I never thought I’d mention Beyoncé, Jay-Z, and geopolitics in the same sentence. But the superstar couple is causing quite a stir by celebrating their fifth wedding anniversary in Havana, Cuba — a country that has been completely off-limits to American vacationers for more than fifty years due to that Cold War relic, the embargo.
Last week, Mauricio Claver-Carone, Director for the US-Cuba Democracy PAC, blasted the couple’s trip as “insulting,” saying they were “clueless about the tortures happening in Cuba.” And Cuban American U.S. Representatives Ileana Ros-Lehtinen and Mario Diaz-Balart have written a letter to the Department of Treasury requesting answers as to how the Carters’ trip was authorized. But after spending the appropriate amount of time admiring Beyoncé’s outfit and Jay-Z’s ability to look cooly detached as he undoubtedly crafts a witty punchline in his head about private flights, Brooklyn mornings and Havana nights, all I wondered was why I too couldn’t stroll the streets of Havana as effortlessly as they are. Rather, why is the United States holding on to the embargo against Cuba, a policy that Secretary of State John Kerry said “has manifestly failed” for more than half a century?
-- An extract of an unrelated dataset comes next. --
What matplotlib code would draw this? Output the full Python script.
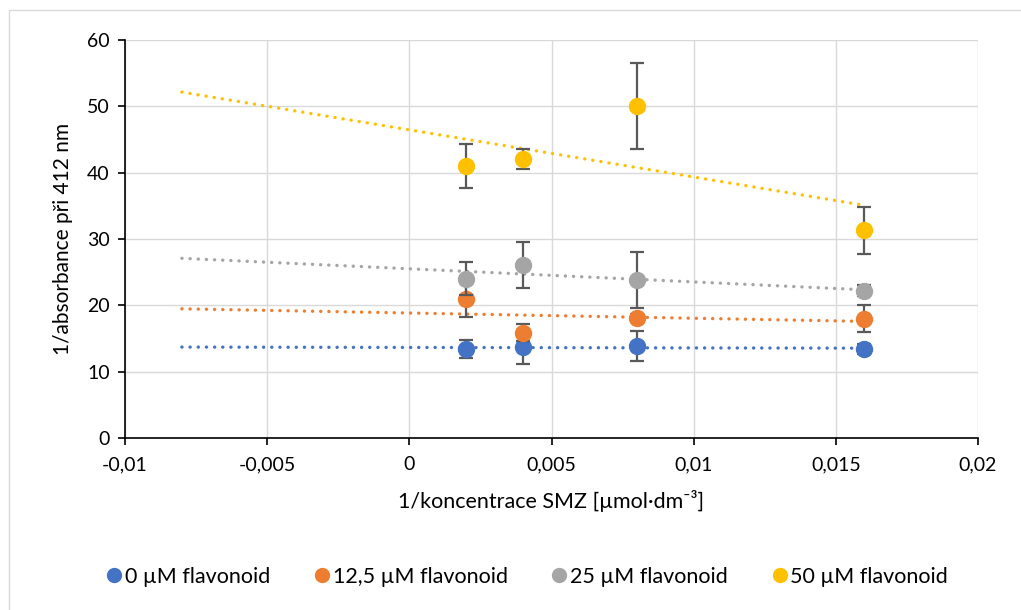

The U.S. embargo was put in place by John F. Kennedy in 1962 following the Cuban Revolution that brought Fidel Castro to power. It was reinforced in 1992 under President Bill Clinton to force Cuba to move toward “democratization and greater respect for human rights.” In the past five decades, however, the embargo has yet to be successful on that front, as Cuba is still a Communist country.
Granted, Castro’s human rights record is undeniably deplorable. Cuba has been known to jail political prisoners indefinitely, consolidate power in the hands of a few, and restrict freedom of speech and the press — but so has Egypt, Colombia, and Sudan. Those countries not only receive substantial amounts of aid from the U.S., but also have no congressionally mandated travel restrictions for Americans. Americans are even able to travel to countries with openly hostile and abusive governments like Iran, North Korea, Syria, and China without restrictions by the U.S. government.
Despite that, the lessons we’ve learned about conflict resolution between the end of the Cold War and North Korea posturing about nuclear war with Rick Ross-like conviction have yet to be applied to Cuba. These lessons are that: 1. Democracy cannot be imposed from the outside. By its very nature, democracy has to be a grassroots movement; and 2. Isolating a country from the rest of the world–even when you abhor its policies–won’t necessarily force it to change.
To some extent, President Obama has recognized that a new policy based on reality is needed towards Cuba. He loosened restrictions on travel for Cuban Americans, journalists, select student and religious groups — and Beyoncé and Jay-Z. But that doesn’t go far enough. Research has shown that the embargo disproportionately punishes average Cubans, not their leadership. Not only that, but restricting travel and contact with people from the outside is counterproductive to the “democratization and greater respect for human rights” that Congress claims to want. In a 2009 op-ed to the Tampa Bay Times, then-Senator Kerry pointed out that, “Studies of change in Eastern and Central Europe find the more outside contact a country has, the more peaceful and durable its democratic transition.” Now, even Fidel’s brother, President Raul Castro has taken note and eased restrictions on travel for Cubans.
During his 2009 speech about easing the restrictions on Cuban Americans, President Obama said, “There are no better ambassadors for freedom than Cuban Americans.” But as Secretary Kerry pointed out back then, there are nearly 300 million other Americans who could also be goodwill ambassadors. Instead of maintaining the hubris that a Kennedy-era policy that didn’t work then will suddenly topple Communism now, it’s time for our policies towards Cuba to refocus on the Cuban people and the power of cultural exchange and globalization to bring about change. Congress should lift the travel restrictions on Cuba so that Americans can “travel first class to change the forecast,” as Jay would say. Otherwise, we should extend travel restrictions to every country with a spotty human rights record based on our supposed concern for democracy and human rights.